Beach Roses, Fog and a Secret Ingredient!


Beach Roses, 9x12, oil

It's now July, and that means beach roses.  They've already been blooming for weeks, but soon they'll really start to explode.  Yesterday, I went out to paint roses as part of the final Plein Air Painters of the Bay of Fundy paintout.

Although many places in the U.S. are suffering triple-digit temperatures - it hit 106 at my sister's house in Georgia - on Campobello I don't think it even hit 80.  That's still warm for us here.  But these warm days, coming before the ocean has a chance to heat up, can create fog.  As I drove out, I kept my eye on a wall of it that seemed to sit just off the coast.

Liberty Point, which you can see from the Lower Duck Pond, was keeping the fog at bay, so I had a clear view of my roses.  But as I finished up, the wind suddenly shifted and the fog rolled in.  The temperature must have dropped 15 degrees.

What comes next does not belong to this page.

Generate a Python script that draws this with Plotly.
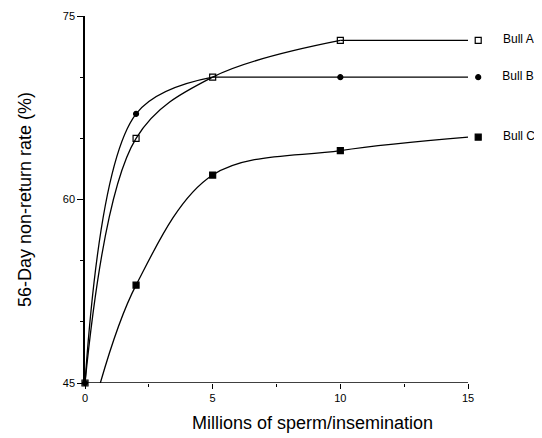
import plotly.graph_objects as go

# Data
dose = [0, 2, 5, 10, 15]
bull_a = [45, 65, 70, 73, 73]
bull_b = [45, 67, 70, 70, 70]
bull_c_dose = [0.6, 2, 5, 10, 15]
bull_c = [45, 53, 62, 64, 65.1]

x_ticks = [0, 5, 10, 15]
x_minor = [2.5, 7.5, 12.5]
y_ticks = [45, 60, 75]
series_names = ["Bull A", "Bull B", "Bull C"]

LINE = dict(color="black", width=1.3)
FONT = "Liberation Sans, Arial, sans-serif"

# page has an 8px body margin; plot area: 0..15 spans 383px
PX_PER_UNIT = 383 / 15
X_MAX = (532 - 77) / PX_PER_UNIT

fig = go.Figure()

def add_curve(xs, ys, spline_end, marker_idx, symbol, msize):
    fig.add_trace(go.Scatter(x=xs[:spline_end + 1], y=ys[:spline_end + 1], mode="lines",
                             line=dict(shape="spline", smoothing=1.0, **LINE),
                             showlegend=False, cliponaxis=False, hoverinfo="skip"))
    if spline_end < len(xs) - 1:
        fig.add_trace(go.Scatter(x=xs[spline_end:], y=ys[spline_end:], mode="lines",
                                 line=LINE, showlegend=False, cliponaxis=False, hoverinfo="skip"))
    fig.add_trace(go.Scatter(x=[xs[i] for i in marker_idx], y=[ys[i] for i in marker_idx],
                             mode="markers",
                             marker=dict(symbol=symbol, size=msize, color="black",
                                         line=dict(color="black", width=1.2)),
                             showlegend=False, cliponaxis=False))

add_curve(dose, bull_a, 3, [0, 1, 2, 3], "square-open", 6)
add_curve(dose, bull_b, 2, [0, 1, 3], "circle", 5)
add_curve(bull_c_dose, bull_c, 4, [1, 2, 3], "square", 6)

# Direct labels at the end of each curve
label_x = 15.4
for name, ys, sym, sz in [(series_names[0], bull_a, "square-open", 6),
                          (series_names[1], bull_b, "circle", 5),
                          (series_names[2], bull_c, "square", 6)]:
    fig.add_trace(go.Scatter(x=[label_x], y=[ys[-1]], mode="markers+text",
                             text=["      " + name], textposition="middle right",
                             textfont=dict(family=FONT, size=12, color="black"),
                             marker=dict(symbol=sym, size=sz, color="black",
                                         line=dict(color="black", width=1.2)),
                             showlegend=False, cliponaxis=False))

# x axis line only spans the 0..15 scale
fig.add_shape(type="line", xref="x", yref="y", x0=x_ticks[0], x1=x_ticks[-1],
              y0=y_ticks[0], y1=y_ticks[0], line=dict(color="black", width=1.5))

tickfont = dict(family=FONT, size=11, color="black")
fig.update_layout(
    width=534, height=430,
    margin=dict(l=77, r=2, t=8, b=55),
    paper_bgcolor="white", plot_bgcolor="white",
    xaxis=dict(range=[0, X_MAX], tickvals=x_ticks, showline=False, showgrid=False,
               zeroline=False, ticks="outside", ticklen=5, tickwidth=1.2, tickcolor="black",
               tickfont=tickfont,
               minor=dict(tickvals=x_minor, ticks="outside", ticklen=3, tickcolor="black"),
               title=dict(text="Millions of sperm/insemination",
                          font=dict(family=FONT, size=18, color="black"), standoff=13)),
    yaxis=dict(range=[45, 75], tickvals=y_ticks, showline=True, linecolor="black",
               linewidth=1.5, showgrid=False, zeroline=False, ticks="outside", ticklen=6,
               tickwidth=1.2, tickcolor="black", tickfont=tickfont,
               minor=dict(dtick=5, tick0=45, ticks="outside", ticklen=3, tickcolor="black"),
               title=dict(text="56-Day non-return rate (%)",
                          font=dict(family=FONT, size=18, color="black"), standoff=26)),
)

fig.write_html("out.html")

As many of you know, I use a split-primary palette in the field.  It's hard to come up with a proper "beach rose red" with it.  White with alizarin crimson makes a color that is a very rough approximation.  What I do in this case is do what I can with my field palette and then  head for the studio.  Once I'm back, I pull out my secret ingredient:  Thio Violet.  This intensely-pigmented color (PR122) from Grumbacher is pretty close, and it only takes a few dabs, mixed with white, over the roses I painted in the field.  I added a little of it into the beach gravel, too, to unify the painting.

I use secret ingredients in all my flowers.  The split-primary palette doesn't really do justice to most gardens.  But I have a hoard of odd, tubed colors back in the studio.  Among them are some great high-chroma colors for flowers.